Why the stock could climb in 2020
Activision Blizzard stock is still trading about 30% below its 2018 high. However, it ended 2019 with a series of upbeat news items about a few of the company's top franchises. The new mobile version of Call of Duty, developed by Tencent's TiMi studios, was downloaded over 100 million times in the first month after release and has a 4.8-star rating in the iOS app store.
The game includes a free rewards program (Battle Pass) that unlocks additional in-game content, but players can also progress through the Battle Pass tiers by purchasing Call of Duty points in the app. Activision Blizzard reported during its third-quarter conference call in November that monetization and player retention were looking strong.
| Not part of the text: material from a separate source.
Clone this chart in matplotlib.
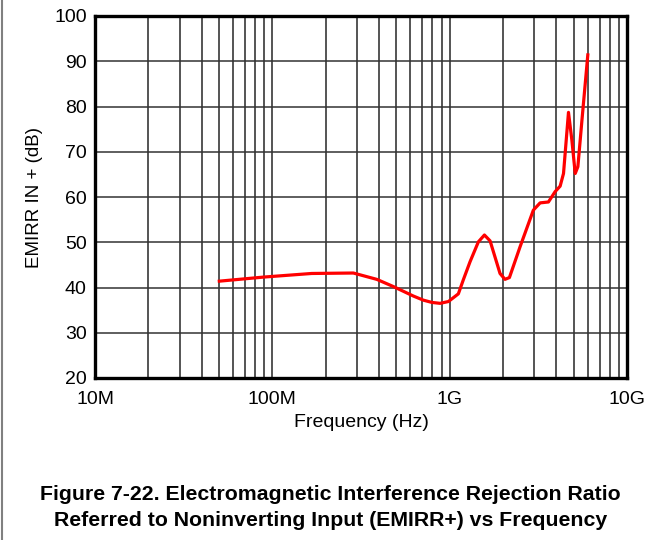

Additionally, Activision released the next installment for the console version of the franchise with the late-October launch of Call of Duty: Modern Warfare. Call of Duty is usually among the best-selling console titles every year, and 2019 will likely be no different. On the last call, management reported that first-week unit sell-through of Modern Warfare was up "high-teens" over the previous year's release.
What's more, Activision has a solid pipeline of add-on content to monetize the game heading into 2020. During the last conference call with analysts, COO Coddy Johnson said the company has "more surprises and initiatives planned to further enhance the scale and value of the overall Call of Duty franchise in the coming quarters."
Monetizing games with add-on content is a key revenue driver for Activision Blizzard, which generated 58% of its revenue in the third quarter from digital in-game sales.
Another title seeing strong performance lately is World of Warcraft Classic, which was released in August. Blizzard reported slightly higher monthly active users for the third quarter, driven by a significant increase in the number of prior and existing players who returned to the franchise. The investments the company has made to double down on development staff are really coming through for World of Warcraft, as Johnson mentioned that "the team is already starting to deliver an extraordinary cadence of in-game classic content."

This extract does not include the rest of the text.